→ **What the task asks**
Write the data out again exactly, dropping any images it holds.

→ **Information supplied**
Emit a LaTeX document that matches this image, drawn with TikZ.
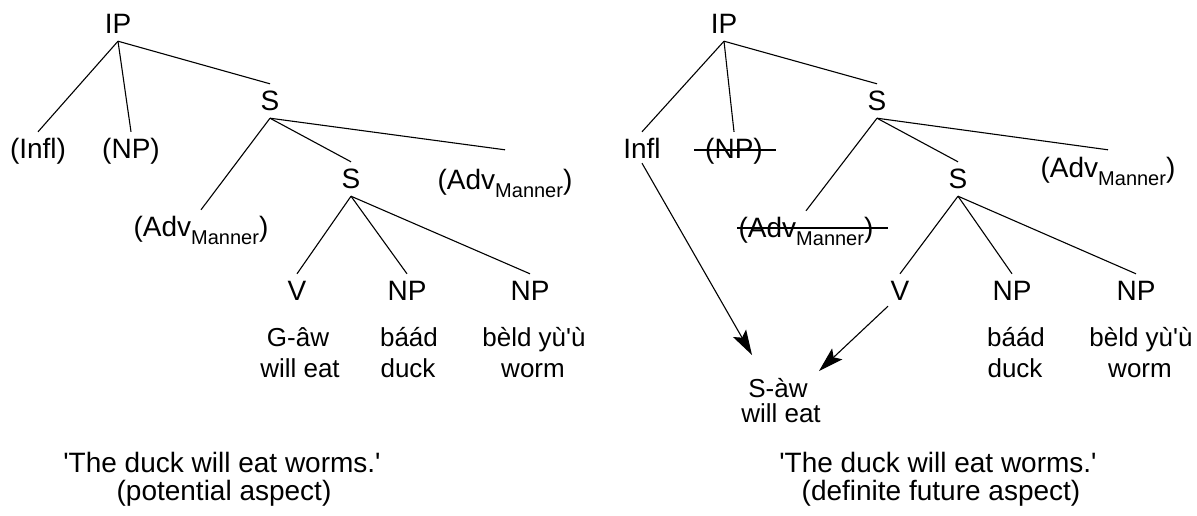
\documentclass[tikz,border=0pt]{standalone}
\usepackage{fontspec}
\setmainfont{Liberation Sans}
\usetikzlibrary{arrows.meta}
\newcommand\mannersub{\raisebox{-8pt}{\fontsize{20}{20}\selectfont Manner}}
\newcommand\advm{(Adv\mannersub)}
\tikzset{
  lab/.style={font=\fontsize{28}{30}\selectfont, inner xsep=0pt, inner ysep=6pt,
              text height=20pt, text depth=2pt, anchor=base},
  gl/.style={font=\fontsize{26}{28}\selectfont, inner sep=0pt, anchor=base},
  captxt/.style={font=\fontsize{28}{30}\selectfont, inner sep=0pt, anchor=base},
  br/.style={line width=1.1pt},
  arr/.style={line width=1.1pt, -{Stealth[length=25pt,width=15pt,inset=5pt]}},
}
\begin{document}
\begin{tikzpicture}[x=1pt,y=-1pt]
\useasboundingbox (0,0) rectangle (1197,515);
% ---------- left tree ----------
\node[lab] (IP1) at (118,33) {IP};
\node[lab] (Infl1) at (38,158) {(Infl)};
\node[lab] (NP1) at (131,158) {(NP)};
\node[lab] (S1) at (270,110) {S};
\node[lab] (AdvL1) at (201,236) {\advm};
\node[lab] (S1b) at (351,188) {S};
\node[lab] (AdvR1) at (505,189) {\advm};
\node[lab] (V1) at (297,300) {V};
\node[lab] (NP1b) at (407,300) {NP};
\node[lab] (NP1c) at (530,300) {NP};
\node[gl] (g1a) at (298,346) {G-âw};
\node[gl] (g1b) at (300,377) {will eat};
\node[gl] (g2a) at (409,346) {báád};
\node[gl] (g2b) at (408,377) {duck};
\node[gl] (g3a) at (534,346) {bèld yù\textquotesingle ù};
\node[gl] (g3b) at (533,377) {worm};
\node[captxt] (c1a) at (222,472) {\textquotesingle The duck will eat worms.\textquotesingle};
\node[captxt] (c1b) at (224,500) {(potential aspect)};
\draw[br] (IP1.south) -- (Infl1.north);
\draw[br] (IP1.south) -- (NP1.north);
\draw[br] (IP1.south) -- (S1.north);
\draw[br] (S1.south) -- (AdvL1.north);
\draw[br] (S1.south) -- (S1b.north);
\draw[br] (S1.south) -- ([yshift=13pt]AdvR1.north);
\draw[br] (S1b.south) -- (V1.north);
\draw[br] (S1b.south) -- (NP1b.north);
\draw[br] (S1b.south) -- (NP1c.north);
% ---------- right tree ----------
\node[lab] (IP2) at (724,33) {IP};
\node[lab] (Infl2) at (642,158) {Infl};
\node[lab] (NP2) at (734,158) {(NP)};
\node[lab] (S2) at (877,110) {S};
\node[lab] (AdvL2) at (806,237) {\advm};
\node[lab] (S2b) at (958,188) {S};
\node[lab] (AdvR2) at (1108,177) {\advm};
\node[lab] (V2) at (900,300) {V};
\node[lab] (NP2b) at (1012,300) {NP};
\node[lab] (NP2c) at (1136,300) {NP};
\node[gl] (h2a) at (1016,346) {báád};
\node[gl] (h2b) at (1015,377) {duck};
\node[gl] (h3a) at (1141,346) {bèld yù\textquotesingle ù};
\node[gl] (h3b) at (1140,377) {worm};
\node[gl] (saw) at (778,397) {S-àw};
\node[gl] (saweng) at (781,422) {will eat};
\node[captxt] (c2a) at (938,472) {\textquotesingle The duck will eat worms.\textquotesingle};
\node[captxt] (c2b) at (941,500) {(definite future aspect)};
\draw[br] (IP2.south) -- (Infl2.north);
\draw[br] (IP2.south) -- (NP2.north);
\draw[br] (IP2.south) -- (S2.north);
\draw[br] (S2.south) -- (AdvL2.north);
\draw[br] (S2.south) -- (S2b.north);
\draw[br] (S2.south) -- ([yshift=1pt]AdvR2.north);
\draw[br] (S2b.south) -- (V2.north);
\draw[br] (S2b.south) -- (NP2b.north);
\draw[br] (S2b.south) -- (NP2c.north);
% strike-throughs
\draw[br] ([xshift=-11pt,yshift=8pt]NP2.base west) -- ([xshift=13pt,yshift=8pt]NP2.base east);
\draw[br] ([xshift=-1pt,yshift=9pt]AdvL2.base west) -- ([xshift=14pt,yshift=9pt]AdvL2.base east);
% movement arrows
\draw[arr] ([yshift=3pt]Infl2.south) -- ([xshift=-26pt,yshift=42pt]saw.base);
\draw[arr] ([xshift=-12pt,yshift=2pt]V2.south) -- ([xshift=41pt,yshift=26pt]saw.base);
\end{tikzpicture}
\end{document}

→ **Exercise result**
Emit a LaTeX document that matches this image, drawn with TikZ.
\documentclass[tikz,border=0pt]{standalone}
\usepackage{fontspec}
\setmainfont{Liberation Sans}
\usetikzlibrary{arrows.meta}
\newcommand\mannersub{\raisebox{-8pt}{\fontsize{20}{20}\selectfont Manner}}
\newcommand\advm{(Adv\mannersub)}
\tikzset{
  lab/.style={font=\fontsize{28}{30}\selectfont, inner xsep=0pt, inner ysep=6pt,
              text height=20pt, text depth=2pt, anchor=base},
  gl/.style={font=\fontsize{26}{28}\selectfont, inner sep=0pt, anchor=base},
  captxt/.style={font=\fontsize{28}{30}\selectfont, inner sep=0pt, anchor=base},
  br/.style={line width=1.1pt},
  arr/.style={line width=1.1pt, -{Stealth[length=25pt,width=15pt,inset=5pt]}},
}
\begin{document}
\begin{tikzpicture}[x=1pt,y=-1pt]
\useasboundingbox (0,0) rectangle (1197,515);
% ---------- left tree ----------
\node[lab] (IP1) at (118,33) {IP};
\node[lab] (Infl1) at (38,158) {(Infl)};
\node[lab] (NP1) at (131,158) {(NP)};
\node[lab] (S1) at (270,110) {S};
\node[lab] (AdvL1) at (201,236) {\advm};
\node[lab] (S1b) at (351,188) {S};
\node[lab] (AdvR1) at (505,189) {\advm};
\node[lab] (V1) at (297,300) {V};
\node[lab] (NP1b) at (407,300) {NP};
\node[lab] (NP1c) at (530,300) {NP};
\node[gl] (g1a) at (298,346) {G-âw};
\node[gl] (g1b) at (300,377) {will eat};
\node[gl] (g2a) at (409,346) {báád};
\node[gl] (g2b) at (408,377) {duck};
\node[gl] (g3a) at (534,346) {bèld yù\textquotesingle ù};
\node[gl] (g3b) at (533,377) {worm};
\node[captxt] (c1a) at (222,472) {\textquotesingle The duck will eat worms.\textquotesingle};
\node[captxt] (c1b) at (224,500) {(potential aspect)};
\draw[br] (IP1.south) -- (Infl1.north);
\draw[br] (IP1.south) -- (NP1.north);
\draw[br] (IP1.south) -- (S1.north);
\draw[br] (S1.south) -- (AdvL1.north);
\draw[br] (S1.south) -- (S1b.north);
\draw[br] (S1.south) -- ([yshift=13pt]AdvR1.north);
\draw[br] (S1b.south) -- (V1.north);
\draw[br] (S1b.south) -- (NP1b.north);
\draw[br] (S1b.south) -- (NP1c.north);
% ---------- right tree ----------
\node[lab] (IP2) at (724,33) {IP};
\node[lab] (Infl2) at (642,158) {Infl};
\node[lab] (NP2) at (734,158) {(NP)};
\node[lab] (S2) at (877,110) {S};
\node[lab] (AdvL2) at (806,237) {\advm};
\node[lab] (S2b) at (958,188) {S};
\node[lab] (AdvR2) at (1108,177) {\advm};
\node[lab] (V2) at (900,300) {V};
\node[lab] (NP2b) at (1012,300) {NP};
\node[lab] (NP2c) at (1136,300) {NP};
\node[gl] (h2a) at (1016,346) {báád};
\node[gl] (h2b) at (1015,377) {duck};
\node[gl] (h3a) at (1141,346) {bèld yù\textquotesingle ù};
\node[gl] (h3b) at (1140,377) {worm};
\node[gl] (saw) at (778,397) {S-àw};
\node[gl] (saweng) at (781,422) {will eat};
\node[captxt] (c2a) at (938,472) {\textquotesingle The duck will eat worms.\textquotesingle};
\node[captxt] (c2b) at (941,500) {(definite future aspect)};
\draw[br] (IP2.south) -- (Infl2.north);
\draw[br] (IP2.south) -- (NP2.north);
\draw[br] (IP2.south) -- (S2.north);
\draw[br] (S2.south) -- (AdvL2.north);
\draw[br] (S2.south) -- (S2b.north);
\draw[br] (S2.south) -- ([yshift=1pt]AdvR2.north);
\draw[br] (S2b.south) -- (V2.north);
\draw[br] (S2b.south) -- (NP2b.north);
\draw[br] (S2b.south) -- (NP2c.north);
% strike-throughs
\draw[br] ([xshift=-11pt,yshift=8pt]NP2.base west) -- ([xshift=13pt,yshift=8pt]NP2.base east);
\draw[br] ([xshift=-1pt,yshift=9pt]AdvL2.base west) -- ([xshift=14pt,yshift=9pt]AdvL2.base east);
% movement arrows
\draw[arr] ([yshift=3pt]Infl2.south) -- ([xshift=-26pt,yshift=42pt]saw.base);
\draw[arr] ([xshift=-12pt,yshift=2pt]V2.south) -- ([xshift=41pt,yshift=26pt]saw.base);
\end{tikzpicture}
\end{document}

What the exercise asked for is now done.